What needs to be done
Scan the listing below and copy every line holding "this".

Records with drawing code
....................

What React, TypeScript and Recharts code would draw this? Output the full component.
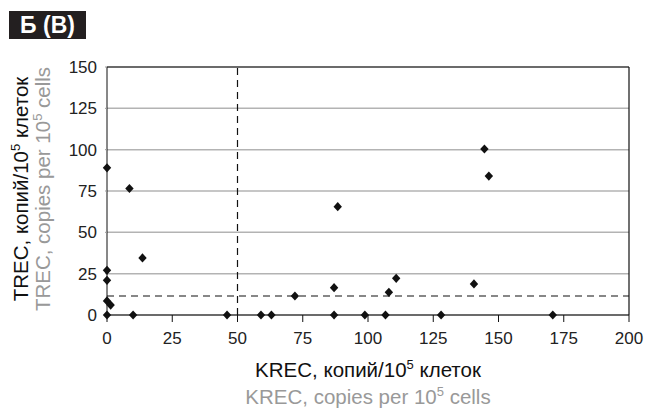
import React from 'react';
import { ScatterChart, Scatter, XAxis, YAxis, CartesianGrid, ReferenceLine } from 'recharts';

// KREC / TREC, copies per 10^5 cells
const krec = [0, 0, 0, 0, 1.4, 0, 8.6, 13.6, 10, 46, 59, 63, 72, 87, 88.4, 87, 98.8, 106.7, 108, 110.8, 128, 140.6, 144.6, 146.3, 170.8];
const trec = [89, 27, 21, 8.5, 6, 0, 76.5, 34.5, 0, 0, 0, 0, 11.5, 16.5, 65.5, 0, 0, 0, 13.7, 22.2, 0, 18.8, 100.4, 84, 0];

const xTicks = [0, 25, 50, 75, 100, 125, 150, 175, 200];
const yTicks = [0, 25, 50, 75, 100, 125, 150];

const KREC_CUTOFF = 50;
const TREC_CUTOFF = 11.5;

const points = krec.map((x, i) => ({ x, y: trec[i] }));

const FONT = '"Liberation Sans", Arial, sans-serif';

const Diamond = (props: any) => {
  const { cx, cy } = props;
  const w = 4.2;
  const h = 4.6;
  return <path d={`M${cx},${cy - h}L${cx + w},${cy}L${cx},${cy + h}L${cx - w},${cy}Z`} fill="#111" />;
};

const XTitle = ({ viewBox }: any) => {
  const cx = viewBox.x + viewBox.width / 2;
  return (
    <g fontFamily={FONT} fontSize={20.5} textAnchor="middle">
      <text x={cx} y={viewBox.y + 62} fill="#111">
        KREC, копий/10<tspan fontSize={13} dy={-8}>5</tspan><tspan dy={8}> клеток</tspan>
      </text>
      <text x={cx} y={viewBox.y + 89} fill="#999">
        KREC, copies per 10<tspan fontSize={13} dy={-8}>5</tspan><tspan dy={8}> cells</tspan>
      </text>
    </g>
  );
};

const YTitle = ({ viewBox }: any) => {
  const cy = viewBox.y + viewBox.height / 2 - 2;
  return (
    <g fontFamily={FONT} fontSize={20.5} textAnchor="middle">
      <text x={28} y={cy} fill="#111" transform={`rotate(-90 28 ${cy})`}>
        TREC, копий/10<tspan fontSize={13} dy={-8}>5</tspan><tspan dy={8}> клеток</tspan>
      </text>
      <text x={50} y={cy} fill="#999" transform={`rotate(-90 50 ${cy})`}>
        TREC, copies per 10<tspan fontSize={13} dy={-8}>5</tspan><tspan dy={8}> cells</tspan>
      </text>
    </g>
  );
};

export default function App() {
  return (
    <div style={{ position: 'absolute', left: 0, top: 0, width: 653, height: 410, background: '#fff' }}>
      <div
        style={{
          position: 'absolute', left: 9, top: 11, width: 77, height: 28,
          background: '#231f20', color: '#fff', fontFamily: FONT, fontWeight: 700,
          fontSize: 23, lineHeight: '28px', textAlign: 'center',
        }}
      >
        Б (В)
      </div>
      <ScatterChart width={653} height={410} margin={{ top: 67, right: 24, bottom: 0, left: 0 }}>
        <CartesianGrid vertical={false} stroke="#b3b3b3" strokeWidth={1.5} />
        <XAxis
          type="number"
          dataKey="x"
          domain={[0, 200]}
          ticks={xTicks}
          height={95}
          stroke="#111"
          tickSize={7}
          tickMargin={10}
          tick={{ fill: '#222', fontSize: 17, fontFamily: FONT }}
          label={{ content: XTitle }}
        />
        <YAxis
          type="number"
          dataKey="y"
          domain={[0, 150]}
          ticks={yTicks}
          width={107}
          stroke="#111"
          tickSize={2}
          tickMargin={8}
          tickLine={{ stroke: '#999' }}
          tick={{ fill: '#222', fontSize: 17, fontFamily: FONT }}
          label={{ content: YTitle }}
        />
        <ReferenceLine y={150} stroke="#111" strokeWidth={1.2} />
        <ReferenceLine x={200} stroke="#111" strokeWidth={1.2} />
        <ReferenceLine x={KREC_CUTOFF} stroke="#111" strokeWidth={1.2} strokeDasharray="7 5" />
        <ReferenceLine y={TREC_CUTOFF} stroke="#111" strokeWidth={1.2} strokeDasharray="7 5" />
        <Scatter data={points} shape={Diamond} isAnimationActive={false} />
      </ScatterChart>
    </div>
  );
}
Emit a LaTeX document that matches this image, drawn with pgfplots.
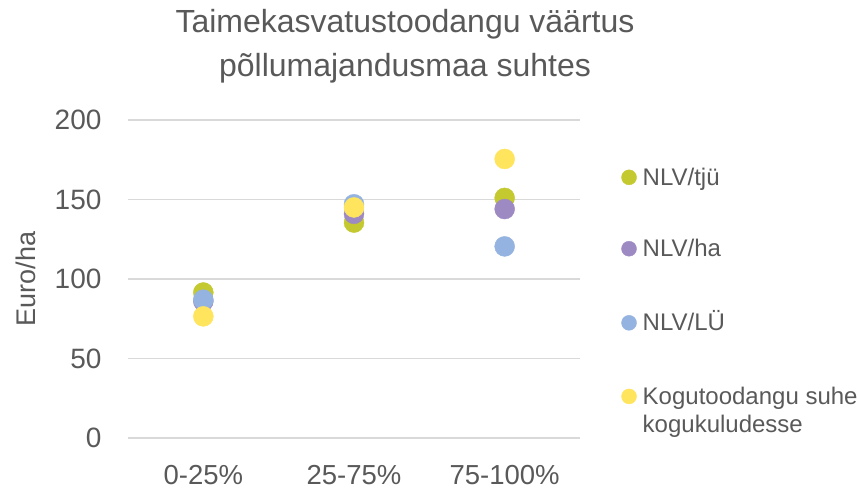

....................

Task solution
What React, TypeScript and Recharts code would draw this? Output the full component.
Emit a LaTeX document that matches this image, drawn with pgfplots.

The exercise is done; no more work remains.